NOUVEAU GOUVERNEMENT OU LA CHARRUE AVANT LES BOEUFS
De quel droit Macky se permet-il de faire le choix de la suppression du poste de premier ministre en l'absence d'une consultation large du peuple sénégalais débouchant sur un consensus fort ?
La nomination par décrets, signés ce samedi 6/4/2019 de M. Mouhammad Boun Abdallah Dionne aux fonctions cumulées de Premier Ministre et ministre d'État secrétaire général de la Présidence de la République donne l'image de la charrue avant les bœufs.
En effet, elle annonce une réforme institutionnelle capitale qui indique un régime présidentiel pur et dur, à la place du régime en vigueur jusque là, qualifié par les uns de régime parlementaire rationalisé, et par les autres de régime présidentialiste. C'est un choix important sur lequel je ne peux me permettre de porter un jugement, encore moins sur les raisons invoquées à l'appui.
Mais l'on pourrait emprunter à l'autre, la formule politicienne suivante : de quel droit M. Macky Sall se permet-il de faire ce choix en l'absence d'une consultation large du peuple sénégalais débouchant sur un consensus fort ?

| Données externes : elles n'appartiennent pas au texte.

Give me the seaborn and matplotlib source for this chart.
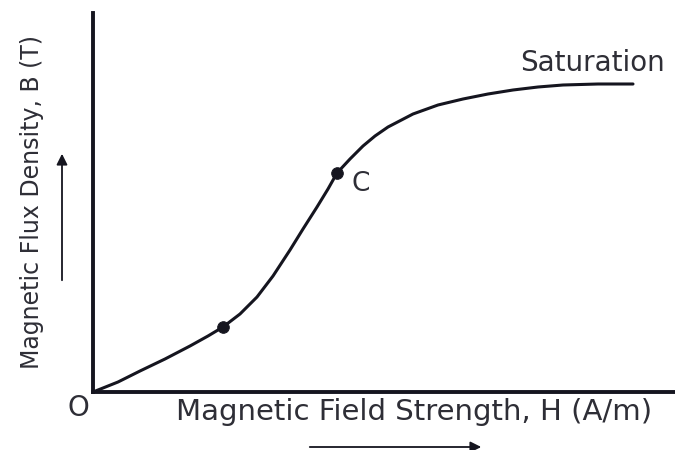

Comme beaucoup de citoyens naïfs, j'avais pensé que le dialogue large et inclusif auquel le Président a appelé avec insistance, devait justement régler ce genre de questions nationales primordiales comme par exemple :
_ la fixation des institutions et de leur fonctionnement de manière définitive.
_ la définition du type de sénégalais et du projet de société nationale, ainsi que la formation et l'éducation qui y conduisent.
_ la conservation de nos ressources naturelles et leur exploitation, s'il y a lieu, en association avec les étrangers pour le plus grand profit des sénégalais et actuels et futurs.
Je confesse que j'ai la faiblesse de penser que ce genre de questions fondamentales doit être traité de manière prioritaire, pour leur fixer une direction nationale acceptée de manière consensuelle par toutes les franges de la société et donc, insusceptible de remise en cause, sauf si indispensable, par la même procédure.
Ainsi il sera mis fin, singulièrement sur la question de l'institution du Premier Ministre, aux errements constatés sous Senghor puis Diouf et annoncés par ce nouveau gouvernement. Mais pour cela, il faut que Macky Sall et les hommes politiques qui lui succéderont aient l'humilité de croire, avec l'ex président américain Barack Obama que l'Afrique et le Sénégal en particulier, ont surtout besoin d'institutions fortes et non de dirigeants providentiels, même éclairés, et qu'ils acceptent de s'investir corps et âmes pour la réalisation de cet objectif crucial.
Pour cela, il leur incombe de privilégier une approche inclusive consensuelle nationale, conduisant à une décision qui a toutes les chances d'être pérenne sur l'approche conventionnelle légale, majoritaire et partisane, qui entraîne une décision qui a comme tare d'être à la merci d'une remise en cause par toute autre majorité partisane, ouvrant ainsi la porte à d'éternels recommencements. Ce qui serait un handicap à notre projet national de marche en avant.